What is a virtual waiting room and why is it used for ticket sales?

A virtual waiting room is a queue that users enter before they can access the ticket purchase page. Without it, millions of users simultaneously hit the purchase system when sales open, overwhelming the servers and causing most users to see errors. The waiting room assigns each user a random position (using a random score in a Redis sorted set for fairness), then admits users to the purchase flow in batches at a controlled rate (e.g., 1,000 users every 30 seconds). Users see their estimated wait time and queue position. This dramatically reduces peak load on the seat selection and purchase systems, improves fairness (random queue vs whoever has the fastest network), and provides a better user experience (a progress bar beats a crash).

How do you handle seat holds that are never paid for?

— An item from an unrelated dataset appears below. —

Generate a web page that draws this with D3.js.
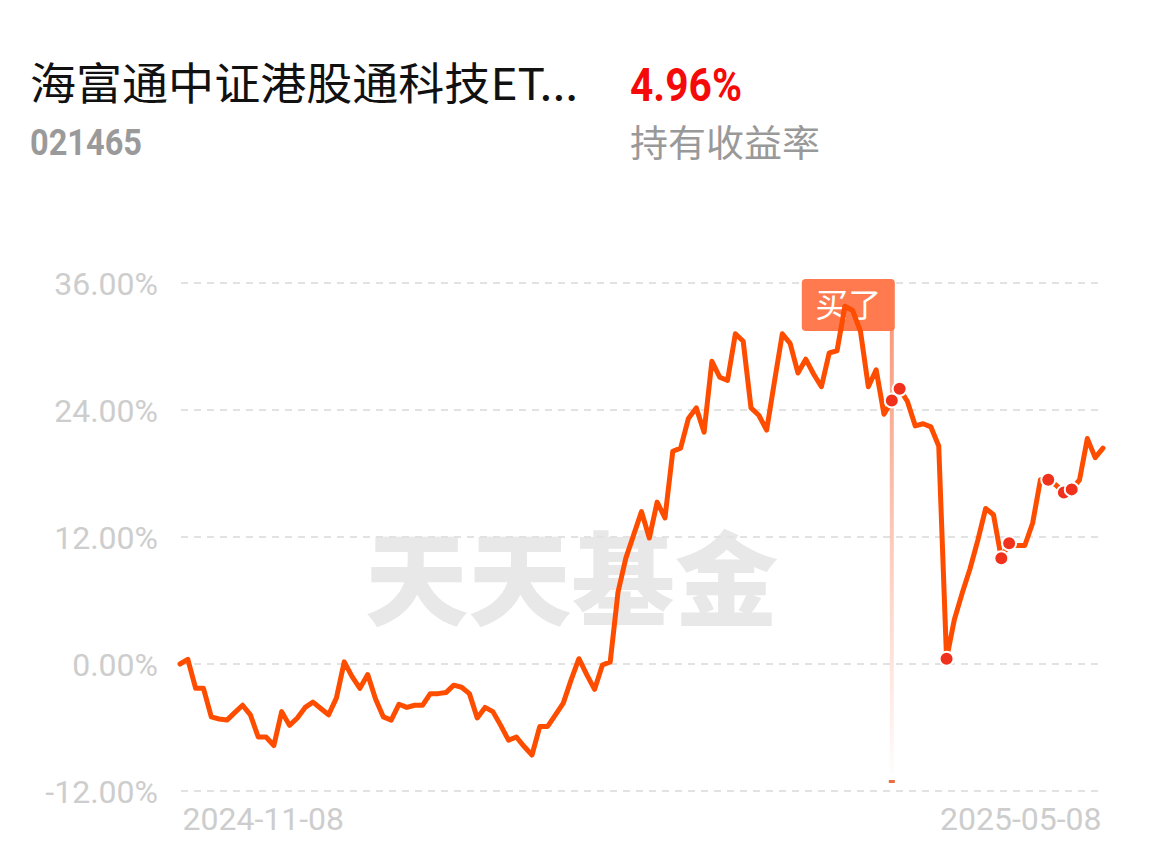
<!DOCTYPE html>
<html><head><meta charset="utf-8">
<script src="https://cdn.jsdelivr.net/npm/d3@7"></script>
<style>html,body{margin:0;padding:0;background:#fff;}svg{display:block;}</style>
</head><body>
<svg id="chart" width="1150" height="868"></svg>
<script>
// ---- data ----
const fundName = "海富通中证港股通科技ET...";
const fundCode = "021465";
const holdingReturn = "4.96%";
const holdingLabel = "持有收益率";
const watermark = "天天基金";
const buyLabel = "买了";
const yTicks = [36, 24, 12, 0, -12];
const xTickLabels = ["2024-11-08", "2025-05-08"];
// cumulative return (%) per trading day
const returns = [
  0.0, 0.44, -2.3, -2.3, -5.0, -5.2, -5.3, -4.6, -3.9, -4.8,
  -6.9, -6.9, -7.7, -4.5, -5.8, -5.1, -4.1, -3.6, -4.2, -4.8,
  -3.2, 0.2, -1.2, -2.3, -1.0, -3.3, -5.0, -5.3, -3.8, -4.1,
  -3.9, -3.9, -2.8, -2.8, -2.7, -2.0, -2.2, -2.8, -5.1, -4.1,
  -4.5, -5.8, -7.2, -6.9, -7.8, -8.6, -5.9, -5.9, -4.8, -3.7,
  -1.5, 0.5, -1.0, -2.4, -0.1, 0.2, 6.8, 10.0, 12.2, 14.4,
  11.9, 15.3, 13.8, 20.1, 20.4, 23.2, 24.2, 21.9, 28.6, 27.1,
  26.8, 31.2, 30.5, 24.2, 23.5, 22.1, 26.7, 31.2, 30.3, 27.5,
  28.8, 27.4, 26.2, 29.4, 29.6, 33.8, 33.4, 31.4, 26.2, 27.8,
  23.6, 24.9, 26.0, 24.8, 22.5, 22.7, 22.4, 20.6, 0.5, 4.2,
  6.7, 9.0, 11.7, 14.7, 14.1, 10.0, 11.4, 11.2, 11.2, 13.3,
  17.4, 17.4, 16.9, 16.2, 16.5, 17.4, 21.3, 19.5, 20.4
];
// indices of days with a purchase
const buyIdx = [91, 92, 98, 105, 106, 111, 113, 114];

// ---- drawing ----
const svg = d3.select("#chart");
const x = d3.scaleLinear().domain([0, returns.length - 1]).range([180, 1103]);
const y = d3.scaleLinear().domain([-12, 36]).range([791, 283]);

// header
svg.append("text").text(fundName).attr("x", 30).attr("y", 100)
  .attr("font-family", "'Noto Sans CJK SC', sans-serif").attr("font-size", 44)
  .attr("fill", "#111").attr("textLength", 548).attr("lengthAdjust", "spacingAndGlyphs");
svg.append("text").text(fundCode).attr("x", 30).attr("y", 155)
  .attr("font-family", "Roboto, sans-serif").attr("font-weight", "bold").attr("font-size", 36)
  .attr("fill", "#9a9a9a").attr("textLength", 112).attr("lengthAdjust", "spacingAndGlyphs");
svg.append("text").text(holdingReturn).attr("x", 630).attr("y", 101)
  .attr("font-family", "Roboto, sans-serif").attr("font-weight", "bold").attr("font-size", 46)
  .attr("fill", "#f50a0a").attr("textLength", 112).attr("lengthAdjust", "spacingAndGlyphs");
svg.append("text").text(holdingLabel).attr("x", 630).attr("y", 157)
  .attr("font-family", "'Noto Sans CJK SC', sans-serif").attr("font-size", 37)
  .attr("fill", "#999").attr("textLength", 190).attr("lengthAdjust", "spacingAndGlyphs");

// watermark
svg.append("text").text(watermark).attr("x", 365).attr("y", 618)
  .attr("font-family", "'Noto Sans CJK SC', sans-serif").attr("font-weight", 900).attr("font-size", 102)
  .attr("fill", "#e8e8e8").attr("textLength", 413).attr("lengthAdjust", "spacingAndGlyphs");

// grid + y labels
const yAxis = d3.axisLeft(y).tickValues(yTicks).tickSize(0).tickPadding(0)
  .tickFormat(d => d.toFixed(2) + "%");
const gy = svg.append("g").attr("transform", "translate(158,0)").call(yAxis);
gy.select(".domain").remove();
gy.selectAll("text").attr("font-family", "Roboto, sans-serif").attr("font-size", 32)
  .attr("fill", "#cdcdcd").attr("dy", "0.36em");
svg.append("g").selectAll("line").data(yTicks).join("line")
  .attr("x1", 181).attr("x2", 1101).attr("y1", d => y(d)).attr("y2", d => y(d))
  .attr("stroke", "#e2e2e2").attr("stroke-width", 2).attr("stroke-dasharray", "7,6");

// x labels
const xAxis = d3.axisBottom(x).tickValues([0, returns.length - 1]).tickSize(0)
  .tickFormat((d, i) => xTickLabels[i]);
const gx = svg.append("g").attr("transform", "translate(0,804)").call(xAxis);
gx.select(".domain").remove();
gx.selectAll("text").attr("font-family", "Roboto, sans-serif").attr("font-size", 32)
  .attr("fill", "#cdcdcd").attr("dy", "0.71em")
  .attr("text-anchor", (d, i) => i === 0 ? "start" : "end")
  .attr("dx", (d, i) => i === 0 ? 2 : -2);

// buy marker vertical line with fade
const defs = svg.append("defs");
const grad = defs.append("linearGradient").attr("id", "fade").attr("x1", 0).attr("x2", 0).attr("y1", 0).attr("y2", 1);
grad.append("stop").attr("offset", "0%").attr("stop-color", "#f78a66").attr("stop-opacity", 0.85);
grad.append("stop").attr("offset", "100%").attr("stop-color", "#f78a66").attr("stop-opacity", 0.02);
const bx = x(buyIdx[0]);
svg.append("rect").attr("x", bx - 2).attr("y", 328).attr("width", 4).attr("height", 446)
  .attr("fill", "url(#fade)");
svg.append("rect").attr("x", bx - 3).attr("y", 780).attr("width", 6).attr("height", 3)
  .attr("fill", "#ec6a44");

// label
svg.append("rect").attr("x", bx - 90).attr("y", 279).attr("width", 93).attr("height", 52)
  .attr("rx", 4).attr("fill", "#ff7a4e");
svg.append("text").text(buyLabel).attr("x", bx - 43.5).attr("y", 317)
  .attr("text-anchor", "middle").attr("font-family", "'Noto Sans CJK SC', sans-serif")
  .attr("font-size", 33).attr("fill", "#fff");

// line
const line = d3.line().x((d, i) => x(i)).y(d => y(d));
svg.append("path").datum(returns).attr("d", line).attr("fill", "none")
  .attr("stroke", "#ff4d00").attr("stroke-width", 5)
  .attr("stroke-linejoin", "round").attr("stroke-linecap", "round");

// buy dots
svg.append("g").selectAll("circle").data(buyIdx).join("circle")
  .attr("cx", d => x(d)).attr("cy", d => y(returns[d])).attr("r", 7)
  .attr("fill", "#f0321c").attr("stroke", "#fff").attr("stroke-width", 2);
</script>
</body></html>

When a user selects seats, they are held for 10 minutes (the checkout window). A background job runs every minute and releases holds that have expired: it runs UPDATE seats SET status = "available" WHERE status = "held" AND hold_expires < NOW(). For Redis-based holds, the TTL automatically expires the key — but you must also update the database to mark the seat as available again, either via the same job or a separate Kafka consumer triggered by Redis keyspace expiration events. Released seats immediately re-appear in the available inventory for other buyers. Payment failures mid-checkout also trigger immediate hold release so the seat can be purchased by someone else, rather than waiting for the full 10-minute window to expire.